** REQUEST **
Lines containing the string "chart" are to be collected in full.

___ RECORDS PROVIDED

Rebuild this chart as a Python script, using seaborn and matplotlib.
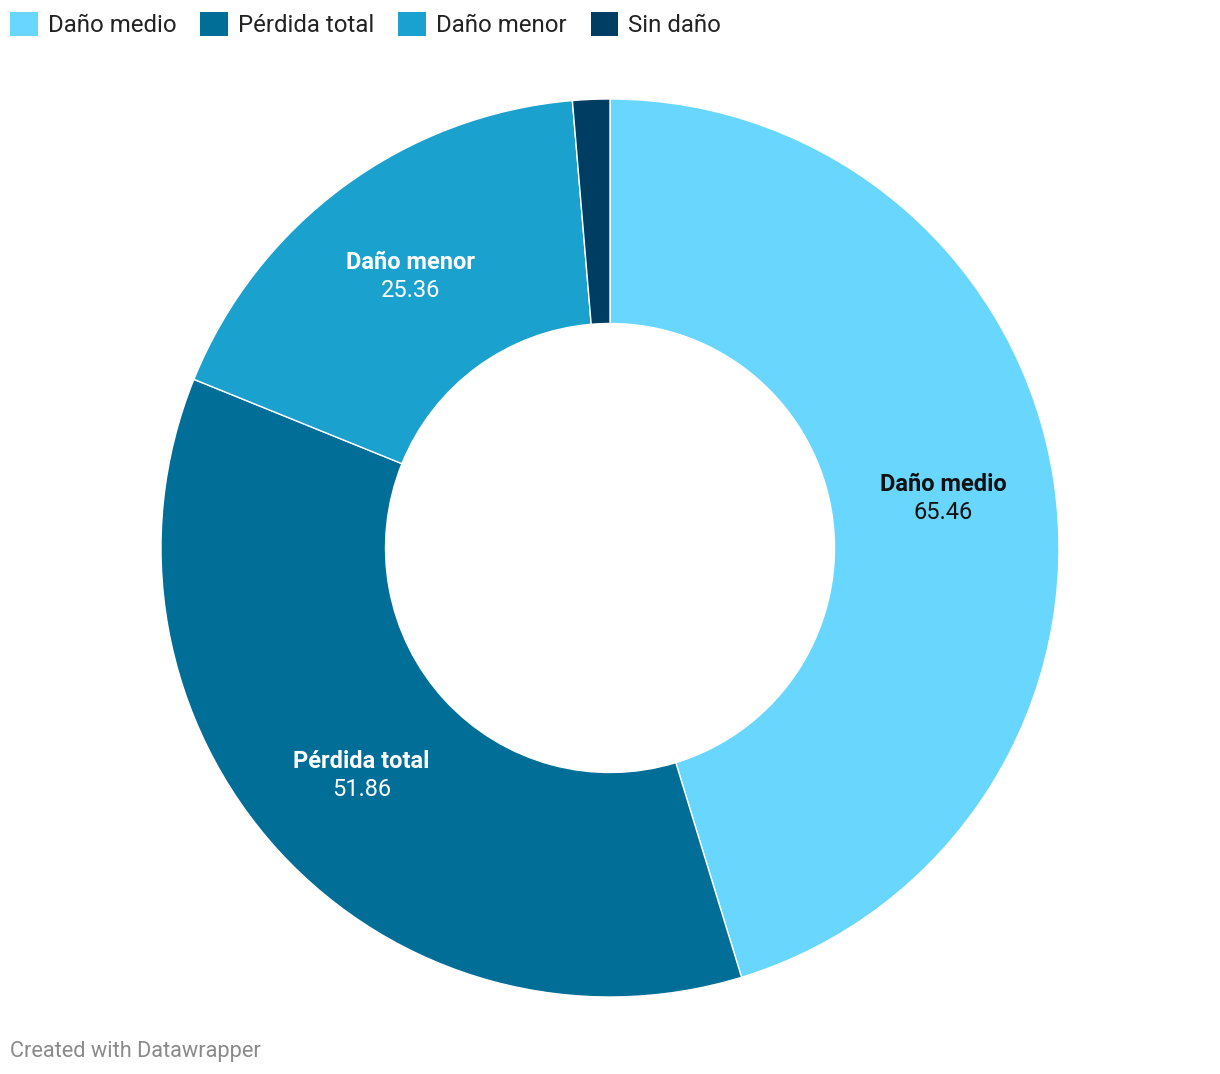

______
___ RECORDS PROVIDED

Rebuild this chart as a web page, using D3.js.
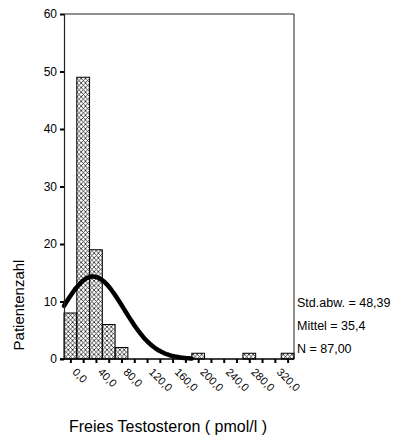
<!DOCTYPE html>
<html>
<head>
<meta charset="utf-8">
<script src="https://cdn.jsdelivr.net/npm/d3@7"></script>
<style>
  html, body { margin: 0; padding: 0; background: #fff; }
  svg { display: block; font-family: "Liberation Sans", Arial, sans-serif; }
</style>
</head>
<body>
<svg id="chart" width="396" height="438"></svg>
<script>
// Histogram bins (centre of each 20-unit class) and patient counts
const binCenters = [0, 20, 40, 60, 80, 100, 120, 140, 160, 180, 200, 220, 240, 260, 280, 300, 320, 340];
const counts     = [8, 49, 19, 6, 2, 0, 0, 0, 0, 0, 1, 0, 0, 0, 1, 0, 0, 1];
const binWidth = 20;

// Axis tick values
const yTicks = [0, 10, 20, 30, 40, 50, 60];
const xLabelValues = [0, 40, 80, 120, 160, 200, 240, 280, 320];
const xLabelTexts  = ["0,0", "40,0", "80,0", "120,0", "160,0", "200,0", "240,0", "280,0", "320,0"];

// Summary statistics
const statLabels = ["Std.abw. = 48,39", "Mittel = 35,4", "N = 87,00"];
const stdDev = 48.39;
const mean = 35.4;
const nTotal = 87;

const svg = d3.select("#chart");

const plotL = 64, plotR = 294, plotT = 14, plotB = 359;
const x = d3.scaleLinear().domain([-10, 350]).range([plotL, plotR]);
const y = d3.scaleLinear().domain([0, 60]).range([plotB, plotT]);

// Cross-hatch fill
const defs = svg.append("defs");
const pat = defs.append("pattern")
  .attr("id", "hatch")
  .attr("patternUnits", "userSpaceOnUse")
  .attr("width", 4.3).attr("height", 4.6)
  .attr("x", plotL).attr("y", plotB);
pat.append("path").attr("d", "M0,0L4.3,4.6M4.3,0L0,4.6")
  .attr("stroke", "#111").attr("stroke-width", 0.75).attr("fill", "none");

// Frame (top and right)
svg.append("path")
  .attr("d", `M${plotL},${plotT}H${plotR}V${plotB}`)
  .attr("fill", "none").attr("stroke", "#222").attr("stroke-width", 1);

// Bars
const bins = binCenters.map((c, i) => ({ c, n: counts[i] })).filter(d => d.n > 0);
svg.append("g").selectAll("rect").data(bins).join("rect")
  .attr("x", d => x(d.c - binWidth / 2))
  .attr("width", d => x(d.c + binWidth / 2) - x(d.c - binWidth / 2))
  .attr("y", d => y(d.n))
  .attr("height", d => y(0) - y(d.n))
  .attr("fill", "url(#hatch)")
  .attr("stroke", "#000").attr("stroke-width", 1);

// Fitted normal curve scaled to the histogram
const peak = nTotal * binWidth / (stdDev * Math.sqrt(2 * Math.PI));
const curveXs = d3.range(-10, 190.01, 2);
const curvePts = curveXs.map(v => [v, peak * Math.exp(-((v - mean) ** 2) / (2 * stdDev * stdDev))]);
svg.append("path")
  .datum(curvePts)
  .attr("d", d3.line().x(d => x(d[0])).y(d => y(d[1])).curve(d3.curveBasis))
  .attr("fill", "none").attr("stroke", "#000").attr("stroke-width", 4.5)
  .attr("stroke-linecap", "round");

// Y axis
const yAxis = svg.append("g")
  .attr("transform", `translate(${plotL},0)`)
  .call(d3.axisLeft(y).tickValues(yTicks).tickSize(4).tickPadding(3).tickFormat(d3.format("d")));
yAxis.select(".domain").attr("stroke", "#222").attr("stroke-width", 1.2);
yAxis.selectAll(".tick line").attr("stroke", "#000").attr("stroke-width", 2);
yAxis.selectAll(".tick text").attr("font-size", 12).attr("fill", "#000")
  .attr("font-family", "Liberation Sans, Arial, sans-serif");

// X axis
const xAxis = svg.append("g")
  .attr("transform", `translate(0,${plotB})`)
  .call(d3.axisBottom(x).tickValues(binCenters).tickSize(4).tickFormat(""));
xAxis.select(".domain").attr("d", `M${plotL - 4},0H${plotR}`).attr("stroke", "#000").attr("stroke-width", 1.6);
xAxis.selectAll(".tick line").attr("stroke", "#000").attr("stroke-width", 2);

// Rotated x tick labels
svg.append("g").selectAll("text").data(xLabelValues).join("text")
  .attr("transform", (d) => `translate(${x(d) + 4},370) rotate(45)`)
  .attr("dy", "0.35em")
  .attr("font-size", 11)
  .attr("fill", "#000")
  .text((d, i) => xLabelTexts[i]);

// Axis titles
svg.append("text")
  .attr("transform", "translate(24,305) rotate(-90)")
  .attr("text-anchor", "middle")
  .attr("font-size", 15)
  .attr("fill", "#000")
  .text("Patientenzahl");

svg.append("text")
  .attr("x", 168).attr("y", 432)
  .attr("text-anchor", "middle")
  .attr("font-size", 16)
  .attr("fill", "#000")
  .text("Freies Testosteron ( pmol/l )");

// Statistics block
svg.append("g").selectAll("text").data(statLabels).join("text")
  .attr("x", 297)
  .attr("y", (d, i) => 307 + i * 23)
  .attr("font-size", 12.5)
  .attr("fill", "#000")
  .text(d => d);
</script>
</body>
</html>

______
___ RECORDS PROVIDED

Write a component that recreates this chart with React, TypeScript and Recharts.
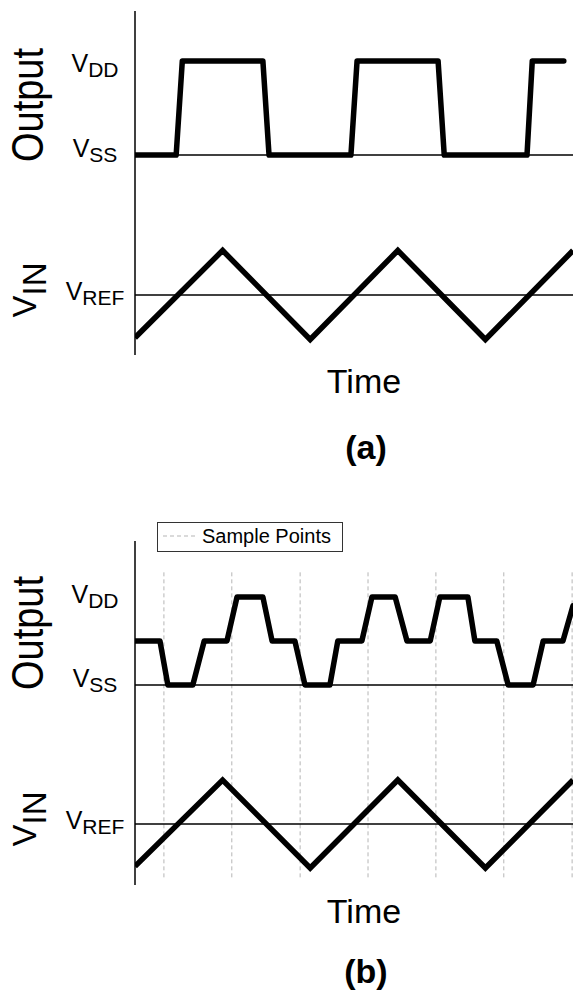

______

** TASK OUTPUT **
Rebuild this chart as a Python script, using seaborn and matplotlib.
Rebuild this chart as a web page, using D3.js.
<svg id="chart" width="396" height="438"></svg>
const svg = d3.select("#chart");
Write a component that recreates this chart with React, TypeScript and Recharts.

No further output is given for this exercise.